- _Problem_
From the very first line of the data to the line containing "base = alt.Chart(df)", retype everything exactly, leaving the pictures behind.

>> start Recorded data

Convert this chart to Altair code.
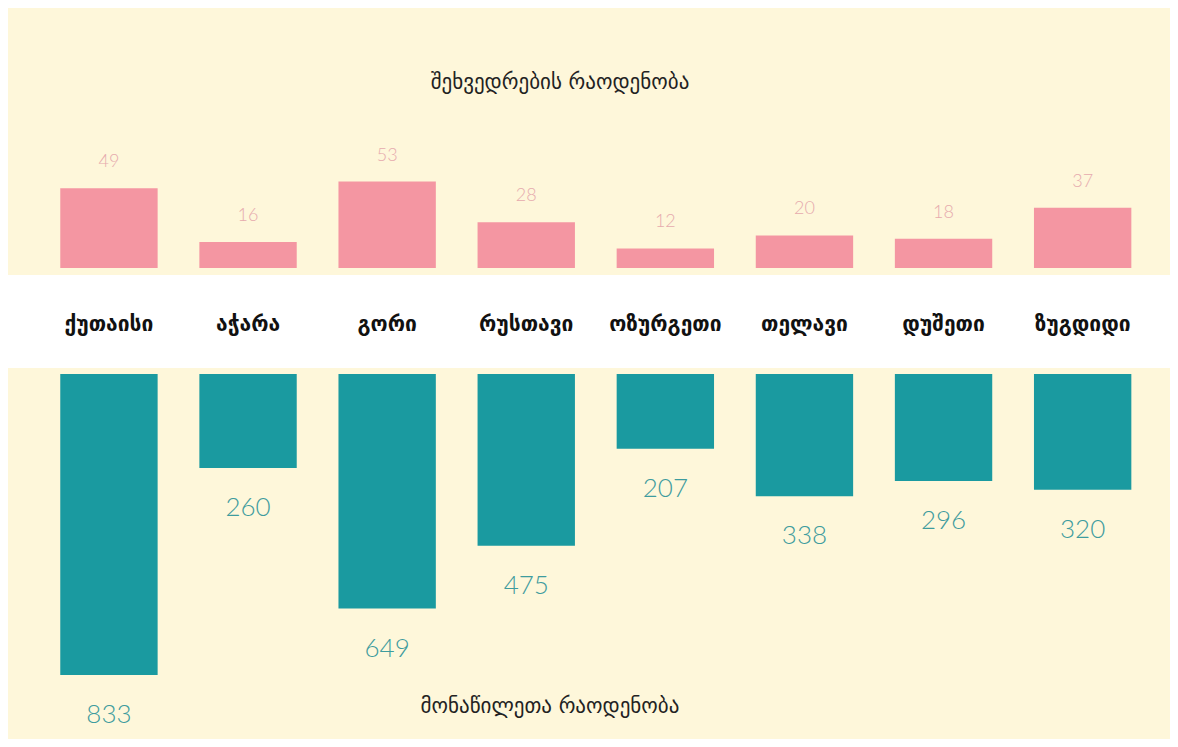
import altair as alt
import pandas as pd

cities = ["ქუთაისი", "აჭარა", "გორი", "რუსთავი", "ოზურგეთი", "თელავი", "დუშეთი", "ზუგდიდი"]
meetings = [49, 16, 53, 28, 12, 20, 18, 37]
participants = [833, 260, 649, 475, 207, 338, 296, 320]
title_top = "შეხვედრების რაოდენობა"
title_bottom = "მონაწილეთა რაოდენობა"

df = pd.DataFrame({"city": cities, "meetings": meetings, "participants": participants})

W, H = 1162, 731
CREAM = "#FEF7DA"
PINK = "#F3909F"
TEAL = "#1A9AA0"

xs = alt.X("city:N", sort=cities, axis=None,
           scale=alt.Scale(range=[31.4, 1144.2], paddingInner=0.3, paddingOuter=0.15))
y_pink = alt.Y("meetings:Q", axis=None,
               scale=alt.Scale(domain=[0, 60], range=[260, 162.2], nice=False, zero=True))
y_teal = alt.Y("participants:Q", axis=None,
               scale=alt.Scale(domain=[0, 900], range=[366, 691.2], nice=False, zero=True))

base = alt.Chart(df)

band = alt.Chart(pd.DataFrame({"a": [0]})).mark_rect(color="white").encode(
    x=alt.value(0), x2=alt.value(W), y=alt.value(267), y2=alt.value(360))

pink_bars = base.mark_bar(color=PINK, opacity=0.95).encode(x=xs, y=y_pink)
pink_text = base.mark_text(color="#E6ABAE", fontSize=18, font="Lato", fontWeight=300,
                           baseline="middle", dy=-26).encode(x=xs, y=y_pink, text="meetings:Q")

teal_bars = base.mark_bar(color=TEAL).encode(x=xs, y=y_teal)
teal_text = base.mark_text(color="#3E9C9E", fontSize=26, font="Lato", fontWeight=300,
                           baseline="middle", dy=40).encode(x=xs, y=y_teal, text="participants:Q")

cat_text = base.mark_text(color="#111111", fontSize=21, font="DejaVu Sans", fontWeight="bold",
                          baseline="middle").encode(x=xs, y=alt.value(317), text="city:N")

t1 = alt.Chart(pd.DataFrame({"t": [title_top]})).mark_text(
    color="#222222", fontSize=21, font="DejaVu Sans", baseline="middle").encode(
    x=alt.value(552), y=alt.value(75), text="t:N")
t2 = alt.Chart(pd.DataFrame({"t": [title_bottom]})).mark_text(
    color="#222222", fontSize=21, font="DejaVu Sans", baseline="middle").encode(
    x=alt.value(542), y=alt.value(699), text="t:N")

chart = alt.layer(band, pink_bars, pink_text, teal_bars, teal_text, cat_text, t1, t2).resolve_scale(
    y="independent"
).properties(
    width=W, height=H, background=CREAM, padding=0,
    autosize=alt.AutoSizeParams(type="none")
).configure_view(stroke=None, fill=CREAM)

chart.save("out.html", embed_options={"renderer": "svg", "actions": False})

>> end Recorded data

- _Task answer_
Convert this chart to Altair code.
import altair as alt
import pandas as pd

cities = ["ქუთაისი", "აჭარა", "გორი", "რუსთავი", "ოზურგეთი", "თელავი", "დუშეთი", "ზუგდიდი"]
meetings = [49, 16, 53, 28, 12, 20, 18, 37]
participants = [833, 260, 649, 475, 207, 338, 296, 320]
title_top = "შეხვედრების რაოდენობა"
title_bottom = "მონაწილეთა რაოდენობა"

df = pd.DataFrame({"city": cities, "meetings": meetings, "participants": participants})

W, H = 1162, 731
CREAM = "#FEF7DA"
PINK = "#F3909F"
TEAL = "#1A9AA0"

xs = alt.X("city:N", sort=cities, axis=None,
           scale=alt.Scale(range=[31.4, 1144.2], paddingInner=0.3, paddingOuter=0.15))
y_pink = alt.Y("meetings:Q", axis=None,
               scale=alt.Scale(domain=[0, 60], range=[260, 162.2], nice=False, zero=True))
y_teal = alt.Y("participants:Q", axis=None,
               scale=alt.Scale(domain=[0, 900], range=[366, 691.2], nice=False, zero=True))

base = alt.Chart(df)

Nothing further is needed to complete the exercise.